Petroff: Now Rodney clearly has some very strong opinions about Sainsbury versus Tesco, and if you want to get into this space, the UK retailer space and you are not quite sure where to go, you are not convinced by Rodney's argument, you always could just buy both, that would hedge your bets and give you much fuller exposure to the sector as a whole.
Okay, now let's move on from retailers to the advertising space.
Cook: Okay. So WPP, which is an advertising giant, held an AGM this week. Shareholders voting there were pretty unhappy about some news about the CEO's pay package. So, in 2010, Sir Martin Sorrell received close to £4 million; in 2011, that's risen to £6.77 million. So at the AGM this week, we saw close to 60% of shareholders voting against that 60% pay rise. I think what’s interesting to note is that the shares in WPP did really well over the first three months of the year, but they’ve completely undone those gains in the second quarter, and I think against that background what we are seeing is the shareholders saying, ‘my holding hasn’t earned me anything, how come you get a 60% pay rise?’

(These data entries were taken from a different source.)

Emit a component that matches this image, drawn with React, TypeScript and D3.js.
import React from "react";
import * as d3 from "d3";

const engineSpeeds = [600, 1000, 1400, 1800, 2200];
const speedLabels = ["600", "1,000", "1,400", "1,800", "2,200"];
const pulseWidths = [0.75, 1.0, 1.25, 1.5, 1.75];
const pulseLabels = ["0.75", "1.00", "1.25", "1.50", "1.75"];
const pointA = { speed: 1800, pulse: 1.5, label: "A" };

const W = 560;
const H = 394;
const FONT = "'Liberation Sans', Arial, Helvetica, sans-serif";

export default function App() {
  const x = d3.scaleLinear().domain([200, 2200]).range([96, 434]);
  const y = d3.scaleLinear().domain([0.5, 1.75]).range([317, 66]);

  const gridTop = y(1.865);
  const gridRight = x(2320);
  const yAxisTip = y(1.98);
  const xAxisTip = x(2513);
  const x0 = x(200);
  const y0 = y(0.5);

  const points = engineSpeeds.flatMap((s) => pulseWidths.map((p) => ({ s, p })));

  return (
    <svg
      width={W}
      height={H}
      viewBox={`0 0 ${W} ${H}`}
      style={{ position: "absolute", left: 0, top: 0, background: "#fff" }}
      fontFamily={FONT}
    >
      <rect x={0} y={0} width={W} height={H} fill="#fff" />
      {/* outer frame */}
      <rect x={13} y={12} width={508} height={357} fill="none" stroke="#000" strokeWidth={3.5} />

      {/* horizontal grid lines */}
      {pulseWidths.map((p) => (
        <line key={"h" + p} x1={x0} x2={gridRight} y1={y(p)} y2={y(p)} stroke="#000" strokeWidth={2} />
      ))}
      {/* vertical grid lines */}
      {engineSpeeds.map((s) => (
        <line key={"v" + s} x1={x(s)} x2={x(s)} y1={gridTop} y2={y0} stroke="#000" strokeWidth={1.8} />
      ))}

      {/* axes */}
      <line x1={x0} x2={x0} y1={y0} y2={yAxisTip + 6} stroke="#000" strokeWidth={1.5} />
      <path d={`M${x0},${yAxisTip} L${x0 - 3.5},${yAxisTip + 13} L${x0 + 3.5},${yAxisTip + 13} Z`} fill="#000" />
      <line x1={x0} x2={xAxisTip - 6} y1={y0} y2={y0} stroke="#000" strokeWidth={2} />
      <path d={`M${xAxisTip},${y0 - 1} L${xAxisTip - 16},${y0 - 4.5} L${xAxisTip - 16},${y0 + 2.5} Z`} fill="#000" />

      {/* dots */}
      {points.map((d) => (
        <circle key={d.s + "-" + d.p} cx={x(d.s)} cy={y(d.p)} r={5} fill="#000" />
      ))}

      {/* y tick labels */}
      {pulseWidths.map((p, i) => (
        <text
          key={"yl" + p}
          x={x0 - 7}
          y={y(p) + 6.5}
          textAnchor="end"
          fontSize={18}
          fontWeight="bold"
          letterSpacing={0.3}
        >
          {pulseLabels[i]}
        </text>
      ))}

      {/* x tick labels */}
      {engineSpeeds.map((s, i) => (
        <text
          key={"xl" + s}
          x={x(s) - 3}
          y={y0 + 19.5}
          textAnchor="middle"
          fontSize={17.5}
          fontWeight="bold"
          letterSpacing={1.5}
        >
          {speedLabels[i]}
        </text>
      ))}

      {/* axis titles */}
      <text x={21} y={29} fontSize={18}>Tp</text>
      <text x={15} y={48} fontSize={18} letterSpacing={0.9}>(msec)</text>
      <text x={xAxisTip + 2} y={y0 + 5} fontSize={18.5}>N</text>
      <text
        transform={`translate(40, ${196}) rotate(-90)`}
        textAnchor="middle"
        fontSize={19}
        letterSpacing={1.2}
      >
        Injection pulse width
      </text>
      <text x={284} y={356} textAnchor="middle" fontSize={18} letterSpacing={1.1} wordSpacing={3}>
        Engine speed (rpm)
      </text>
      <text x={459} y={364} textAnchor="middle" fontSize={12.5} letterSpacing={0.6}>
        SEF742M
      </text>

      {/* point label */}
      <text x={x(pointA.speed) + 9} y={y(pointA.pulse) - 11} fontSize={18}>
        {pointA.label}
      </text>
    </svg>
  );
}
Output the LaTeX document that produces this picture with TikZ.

This is actually a trend that we are seeing, shareholder revolts over pay. We’ve already had CEO resignations from Aviva, AstraZeneca and Trinity Mirror so far this year. I’m not saying that’s going to happen to Sir Martin Sorrell…he’s the founder, he started the company 30 years ago. But what I do think is interesting to note is that shareholders are really making their voices heard, and as a shareholder in a company, I think it's worth if you’ve got an opinion and you want to counted, you do need to make your vote heard at the AGM.
So, if you are an investor like me, you’ve had shares for long time but you’ve never actually ticked that box and posted off the voting form for the AGM, it’s worth doing if you’ve got an opinion that’s worth saying.
Petroff: Okay. Thanks very much, Holly. That’s our Weekly Wrap. Thank you very much for joining us.